2010 Annual Report
1a.Objectives (from AD-416)
The objective of this cooperative research project is to establish a farm-based research site where the effects of land management on nutrient loss to surface water and develop Best Management Practices that minimize or decrease watershed export of nitrogen (N) and phosphorus (P). This project will also establish a research infrastructure between the 1890 University of Maryland-Eastern Shore (UMES), Princess Anne, MD and USDA-ARS, Pasture Systems and Watershed Management Research Unit, University Park, PA, where undergraduate, graduate, and postgraduate students can gain first-hand experience in nutrient management and water quality research. The experimental site is a farm recently acquired by UMES, in partnership with the Manokin River Watershed Project with soils and topography representative of a large portion of the Delmarva Peninsula. Prior to acquisition by UMES, the farm was operated as a poultry farm with its cropped areas receiving large quantities of poultry manure. Consequently, nutrient concentrations, especially P, in the surface soil are excessive and pose a threat to water quality. This threat is exacerbated by the fact that fields are routinely drained by ditches to lower naturally high water tables that restrict field productivity. The ditches provide a rapid conduit for field nutrients to reach impaired surface waters.
1b.Approach (from AD-416)
We will conduct field-scale studies to assess the fate of N and P applied to land as fertilizer and manure, describing chemical and physical interactions that control the transfer of N and P from soil to water and its subsequent transport in surface and subsurface flow from fields and subsequently in drainage ditches in Coastal Plain setting of the Delmarva Peninsula. We will identify key chemical and hydrologic factors controlling N and P loss, so that we can define management practices that minimize nutrient export to the Chesapeake Bay. We will also conduct research to evaluate in-ditch processes controlling when the ditches act as sources or sinks for N and P inputs, and which modify edge-of-field losses before entering the Chesapeake Bay, the ultimate point of impact of these losses. Traditional equipment will be used to collect flow and water samples (flumes, autosamplers, data loggers, piezometers) at selected field and ditch locations. From this research, we will develop land and nutrient management strategies, including models and decision support systems, which will provide viable and reliable solutions to decrease the impact of land-applied N and P on soil and water resources of the Peninsula. The research will enable best management practices to be targeted to critical areas for the most efficient and effective control of nutrient loss, thereby minimizing impacts on receiving waters.

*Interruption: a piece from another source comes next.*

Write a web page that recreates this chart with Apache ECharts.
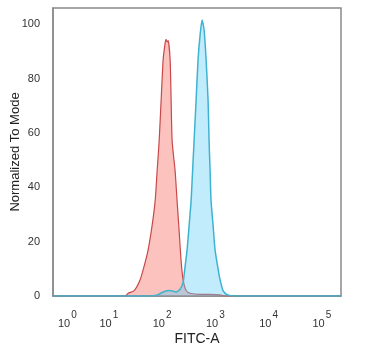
<!DOCTYPE html>
<html>
<head>
<meta charset="utf-8">
<script src="https://cdn.jsdelivr.net/npm/echarts@6/dist/echarts.min.js"></script>
<style>html,body{margin:0;padding:0;background:#fff}#c{width:371px;height:361px}</style>
</head>
<body>
<div id="c"></div>
<script>
// x values are log10(FITC-A) display positions (decades)
var redX = [-0.05, 1.306, 1.362, 1.475, 1.587, 1.662, 1.737, 1.812, 1.869, 1.906, 1.944, 1.981, 2.019, 2.056, 2.075, 2.094, 2.113, 2.150, 2.169, 2.188, 2.244, 2.281, 2.319, 2.356, 2.394, 2.450, 2.525, 2.713, 2.901, 3.088, 3.182, 5.36];
var redY = [0, 0, 1, 2, 6, 11, 17, 26, 35, 46, 57, 72, 87, 93, 94.5, 93.5, 94, 87, 72, 57, 46, 35, 24, 13, 6, 2, 1, 0.6, 0.6, 0.4, 0, 0];
var blueX = [-0.05, 1.775, 1.925, 2.019, 2.150, 2.263, 2.338, 2.394, 2.432, 2.469, 2.507, 2.544, 2.582, 2.600, 2.638, 2.675, 2.713, 2.750, 2.788, 2.826, 2.863, 2.882, 2.901, 2.919, 2.957, 2.994, 3.051, 3.088, 3.144, 3.220, 3.370, 5.36];
var blueY = [0, 0, 0.5, 1.5, 2, 1.5, 2.5, 5, 11, 17, 26, 35, 50, 57, 72, 87, 96, 101.6, 98, 87, 72, 57, 46, 35, 26, 17, 10, 6, 2, 0.5, 0, 0];
var xTickPos = [0.22, 1, 2, 3, 4, 5];
var xTickExp = ['0', '1', '2', '3', '4', '5'];
var yTicks = [0, 20, 40, 60, 80, 100];

function pairs(xs, ys) { return xs.map(function (x, i) { return [x, ys[i]]; }); }

var chart = echarts.init(document.getElementById('c'), null, { renderer: 'canvas' });
chart.setOption({
  animation: false,
  backgroundColor: '#fff',
  grid: { left: 53, right: 30, top: 8, bottom: 65, show: true, borderColor: '#8a8a8a', borderWidth: 1.5, outerBoundsMode: 'none', containLabel: false },
  xAxis: {
    type: 'value', min: -0.05, max: 5.36,
    name: 'FITC-A', nameLocation: 'middle', nameGap: 36, nameMoveOverlap: false,
    nameTextStyle: { fontFamily: 'Liberation Sans', fontSize: 14, color: '#222' },
    axisLine: { show: true, onZero: false, lineStyle: { color: '#8a8a8a', width: 1.5 } },
    axisTick: { show: false },
    splitLine: { show: false },
    axisLabel: {
      customValues: xTickPos,
      margin: 14,
      formatter: function (v) {
        var i = xTickPos.indexOf(v);
        return i < 0 ? '' : '{b|10}{s|' + xTickExp[i] + '}';
      },
      rich: {
        b: { fontFamily: 'Liberation Sans', fontSize: 11, color: '#333', verticalAlign: 'bottom' },
        s: { fontFamily: 'Liberation Sans', fontSize: 10, color: '#333', padding: [0, 0, 9, 1], verticalAlign: 'bottom' }
      }
    }
  },
  yAxis: {
    type: 'value', min: 0, max: 106, interval: 20,
    name: 'Normalized To Mode', nameLocation: 'middle', nameGap: 31, nameMoveOverlap: false,
    nameTextStyle: { fontFamily: 'Liberation Sans', fontSize: 13, color: '#222' },
    axisLine: { show: true, onZero: false, lineStyle: { color: '#8a8a8a', width: 1.5 } },
    axisTick: { show: false },
    splitLine: { show: false },
    axisLabel: {
      margin: 13, fontFamily: 'Liberation Sans', fontSize: 11, color: '#333',
      formatter: function (v) { return yTicks.indexOf(v) >= 0 ? String(v) : ''; }
    }
  },
  series: [
    {
      type: 'line', data: pairs(redX, redY), showSymbol: false, smooth: 0.2,
      lineStyle: { color: '#c9484a', width: 1.2 },
      areaStyle: { color: 'rgba(245,110,100,0.6)' },
      z: 2
    },
    {
      type: 'line', data: pairs(blueX, blueY), showSymbol: false, smooth: 0.2,
      lineStyle: { color: '#3fb2d2', width: 1.5 },
      areaStyle: { color: 'rgba(90,205,245,0.55)' },
      z: 3
    }
  ]
});
</script>
</body>
</html>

The research contributes to sub-objectives 3.1 (“Quantify processes that control nutrient and sediment interactions in stream channels”), 3.2. (“Selecting chemical amendments to reduce P mobility in terrestrial and aquatic systems”), 3.3 (“Control nutrient export from ditch drained agriculture”). A third year of subsurface litter application trials was completed, continuing to show large improvements in crop yield associated with the novel ARS technology (> 30 bushels/acre). Rainfall simulations on monolith lysimeters collected in FY2009 were summarized, revealing up to 75% reduction in phosphorus loss in runoff with subsurface application over the short-term relative to surface application, but diminished benefits over the long-term. Leaching losses of phosphorus from the lysimeters were actually exacerbated with subsurface application, pointing to the need for modifications to prevent preferential transport of phosphorus to the subsoil. A new permeable reactive filter design was developed and implemented at two locations on the UMES research farm. Preliminary results show a substantial reduction in groundwater phosphorus concentrations following treatment by the filter, at least when concentrations are initially elevated. Rainfall simulations were conducted on packed soil boxes to test the role of different manure and fertilizer sources on urea and bacteria losses from agricultural soils. One manuscript has been developed from the rainfall simulation research. Monitoring of UMES activities involves regular travel to the site, near daily contact with the PI or one of the two on-site technicians, and regular visits by UMES staff to University Park.